Labeling Local Atomic Environments for Reliable General-Purpose Machine Learning Force Fields

General-purpose machine-learning force fields (GP-MLFFs) aim to deliver transferable models across elements, bonding types, and periodic or non-periodic systems, as exemplified by MACE-OFF¹, SO3LR², and Orb³. Their training depends on large, diverse datasets such as OMol25⁴, yet dataset diversity is usually characterized only at the system level, with no metric to assess the coverage of local atomic environments.
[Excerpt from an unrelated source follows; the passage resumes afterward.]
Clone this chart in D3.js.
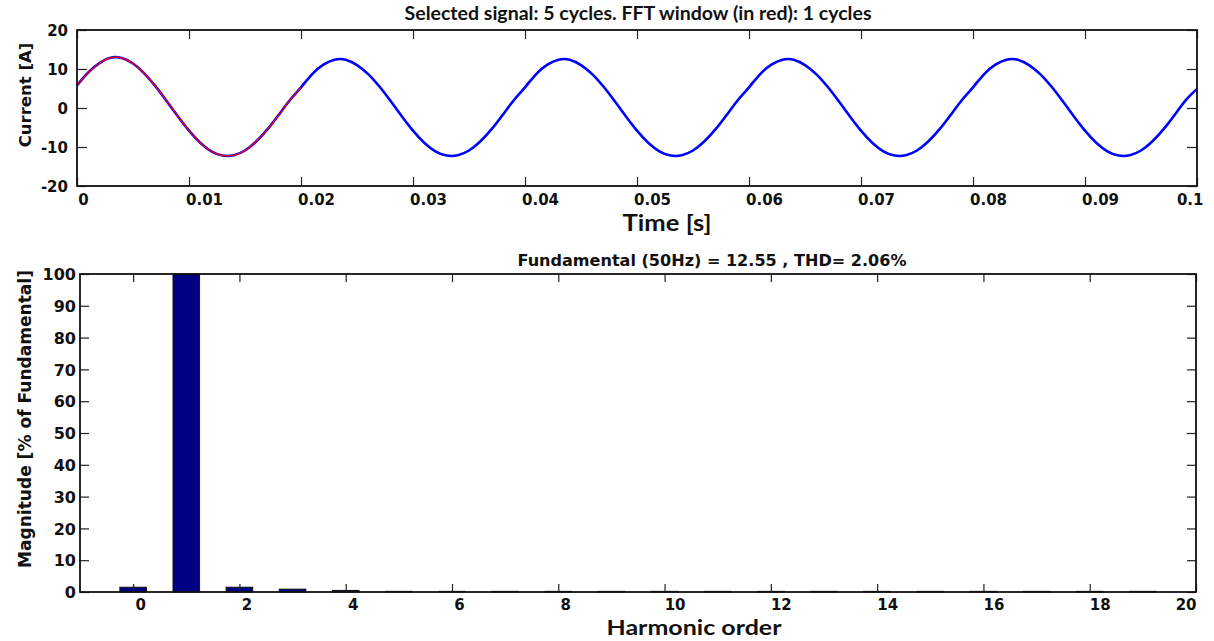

We introduce a universal labeling framework for atom-centered environments that encodes coordination motifs and functional-group identities into compact label IDs. These identifiers quantify dataset coverage, reveal blind spots and redundancies, and provide a principled basis for dataset cleaning and merging. Integrated with GP-MLFFs, the labeling enables rapid inference-time checks, flagging unseen environments prone to extrapolation. We show that label-guided training and inference of MACE-OFF and SO3LR models yield more robust, extrapolation-aware molecular dynamics. Overall, the developed framework offers a practical, interpretable, and architecture-agnostic diversity metric that serves both as a benchmark for dataset quality and a built-in safety layer for GP-MLFFs.

¹D. P. Kovács, et al., J. Am. Chem. Soc. 147, 17598 (2025).

²A. Kabylda, et al., J. Am. Chem. Soc. 147, 33723 (2025).

³M. Neumann, et al., arXiv:2410.22570 (2024).

⁴D. S. Levine, et al., arXiv:2505.08762 (2025).